AIM
Repeat every line below exactly as it reads.

[start SOURCE DATA]

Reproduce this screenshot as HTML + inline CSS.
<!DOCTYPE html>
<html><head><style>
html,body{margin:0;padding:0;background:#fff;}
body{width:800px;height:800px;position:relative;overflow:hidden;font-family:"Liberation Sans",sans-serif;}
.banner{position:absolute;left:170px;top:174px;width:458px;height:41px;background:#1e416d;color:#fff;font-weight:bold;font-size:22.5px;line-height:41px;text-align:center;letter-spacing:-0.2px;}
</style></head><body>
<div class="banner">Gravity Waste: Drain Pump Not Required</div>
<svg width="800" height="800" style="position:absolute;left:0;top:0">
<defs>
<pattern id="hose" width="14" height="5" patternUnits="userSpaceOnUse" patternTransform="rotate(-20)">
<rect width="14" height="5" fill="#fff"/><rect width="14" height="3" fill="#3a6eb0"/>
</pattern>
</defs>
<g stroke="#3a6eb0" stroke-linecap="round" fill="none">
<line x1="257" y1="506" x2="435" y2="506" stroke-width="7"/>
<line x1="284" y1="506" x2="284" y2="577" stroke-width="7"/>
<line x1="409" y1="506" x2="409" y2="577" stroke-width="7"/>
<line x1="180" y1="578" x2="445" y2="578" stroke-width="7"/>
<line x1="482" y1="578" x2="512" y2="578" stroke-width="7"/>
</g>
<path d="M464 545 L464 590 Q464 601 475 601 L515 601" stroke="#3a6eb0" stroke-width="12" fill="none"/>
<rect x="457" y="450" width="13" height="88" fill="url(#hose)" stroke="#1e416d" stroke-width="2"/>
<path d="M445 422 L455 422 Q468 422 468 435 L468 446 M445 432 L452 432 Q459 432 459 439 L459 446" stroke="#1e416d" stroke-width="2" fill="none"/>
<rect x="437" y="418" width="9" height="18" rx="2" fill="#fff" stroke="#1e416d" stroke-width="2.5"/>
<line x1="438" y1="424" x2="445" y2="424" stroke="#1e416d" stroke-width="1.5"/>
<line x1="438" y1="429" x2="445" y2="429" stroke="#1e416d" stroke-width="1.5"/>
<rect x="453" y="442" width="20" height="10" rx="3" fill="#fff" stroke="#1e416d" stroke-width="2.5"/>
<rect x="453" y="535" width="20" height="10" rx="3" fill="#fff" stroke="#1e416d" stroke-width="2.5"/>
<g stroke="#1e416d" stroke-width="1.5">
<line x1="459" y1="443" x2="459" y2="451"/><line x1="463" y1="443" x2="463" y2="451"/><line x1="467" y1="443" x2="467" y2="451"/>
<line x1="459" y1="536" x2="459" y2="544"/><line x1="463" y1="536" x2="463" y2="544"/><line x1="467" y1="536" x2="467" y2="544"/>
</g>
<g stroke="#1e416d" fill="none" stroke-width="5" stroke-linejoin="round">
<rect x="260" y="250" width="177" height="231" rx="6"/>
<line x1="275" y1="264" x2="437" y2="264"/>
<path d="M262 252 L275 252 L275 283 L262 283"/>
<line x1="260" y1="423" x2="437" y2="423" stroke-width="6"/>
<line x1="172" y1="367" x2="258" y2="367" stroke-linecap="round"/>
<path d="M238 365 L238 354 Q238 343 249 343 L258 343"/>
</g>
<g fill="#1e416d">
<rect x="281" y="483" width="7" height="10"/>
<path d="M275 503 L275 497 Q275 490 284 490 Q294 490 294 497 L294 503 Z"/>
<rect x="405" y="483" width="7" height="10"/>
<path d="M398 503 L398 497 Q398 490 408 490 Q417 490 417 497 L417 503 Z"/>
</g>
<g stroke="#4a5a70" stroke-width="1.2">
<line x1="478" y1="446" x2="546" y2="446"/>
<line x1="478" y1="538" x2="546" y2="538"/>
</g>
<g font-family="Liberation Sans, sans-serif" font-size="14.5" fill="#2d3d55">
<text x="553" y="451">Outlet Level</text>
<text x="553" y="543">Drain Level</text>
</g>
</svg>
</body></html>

[end SOURCE DATA]

OUTPUT OF THE EXERCISE
Reproduce this screenshot as HTML + inline CSS.
<!DOCTYPE html>
<html><head><style>
html,body{margin:0;padding:0;background:#fff;}
body{width:800px;height:800px;position:relative;overflow:hidden;font-family:"Liberation Sans",sans-serif;}
.banner{position:absolute;left:170px;top:174px;width:458px;height:41px;background:#1e416d;color:#fff;font-weight:bold;font-size:22.5px;line-height:41px;text-align:center;letter-spacing:-0.2px;}
</style></head><body>
<div class="banner">Gravity Waste: Drain Pump Not Required</div>
<svg width="800" height="800" style="position:absolute;left:0;top:0">
<defs>
<pattern id="hose" width="14" height="5" patternUnits="userSpaceOnUse" patternTransform="rotate(-20)">
<rect width="14" height="5" fill="#fff"/><rect width="14" height="3" fill="#3a6eb0"/>
</pattern>
</defs>
<g stroke="#3a6eb0" stroke-linecap="round" fill="none">
<line x1="257" y1="506" x2="435" y2="506" stroke-width="7"/>
<line x1="284" y1="506" x2="284" y2="577" stroke-width="7"/>
<line x1="409" y1="506" x2="409" y2="577" stroke-width="7"/>
<line x1="180" y1="578" x2="445" y2="578" stroke-width="7"/>
<line x1="482" y1="578" x2="512" y2="578" stroke-width="7"/>
</g>
<path d="M464 545 L464 590 Q464 601 475 601 L515 601" stroke="#3a6eb0" stroke-width="12" fill="none"/>
<rect x="457" y="450" width="13" height="88" fill="url(#hose)" stroke="#1e416d" stroke-width="2"/>
<path d="M445 422 L455 422 Q468 422 468 435 L468 446 M445 432 L452 432 Q459 432 459 439 L459 446" stroke="#1e416d" stroke-width="2" fill="none"/>
<rect x="437" y="418" width="9" height="18" rx="2" fill="#fff" stroke="#1e416d" stroke-width="2.5"/>
<line x1="438" y1="424" x2="445" y2="424" stroke="#1e416d" stroke-width="1.5"/>
<line x1="438" y1="429" x2="445" y2="429" stroke="#1e416d" stroke-width="1.5"/>
<rect x="453" y="442" width="20" height="10" rx="3" fill="#fff" stroke="#1e416d" stroke-width="2.5"/>
<rect x="453" y="535" width="20" height="10" rx="3" fill="#fff" stroke="#1e416d" stroke-width="2.5"/>
<g stroke="#1e416d" stroke-width="1.5">
<line x1="459" y1="443" x2="459" y2="451"/><line x1="463" y1="443" x2="463" y2="451"/><line x1="467" y1="443" x2="467" y2="451"/>
<line x1="459" y1="536" x2="459" y2="544"/><line x1="463" y1="536" x2="463" y2="544"/><line x1="467" y1="536" x2="467" y2="544"/>
</g>
<g stroke="#1e416d" fill="none" stroke-width="5" stroke-linejoin="round">
<rect x="260" y="250" width="177" height="231" rx="6"/>
<line x1="275" y1="264" x2="437" y2="264"/>
<path d="M262 252 L275 252 L275 283 L262 283"/>
<line x1="260" y1="423" x2="437" y2="423" stroke-width="6"/>
<line x1="172" y1="367" x2="258" y2="367" stroke-linecap="round"/>
<path d="M238 365 L238 354 Q238 343 249 343 L258 343"/>
</g>
<g fill="#1e416d">
<rect x="281" y="483" width="7" height="10"/>
<path d="M275 503 L275 497 Q275 490 284 490 Q294 490 294 497 L294 503 Z"/>
<rect x="405" y="483" width="7" height="10"/>
<path d="M398 503 L398 497 Q398 490 408 490 Q417 490 417 497 L417 503 Z"/>
</g>
<g stroke="#4a5a70" stroke-width="1.2">
<line x1="478" y1="446" x2="546" y2="446"/>
<line x1="478" y1="538" x2="546" y2="538"/>
</g>
<g font-family="Liberation Sans, sans-serif" font-size="14.5" fill="#2d3d55">
<text x="553" y="451">Outlet Level</text>
<text x="553" y="543">Drain Level</text>
</g>
</svg>
</body></html>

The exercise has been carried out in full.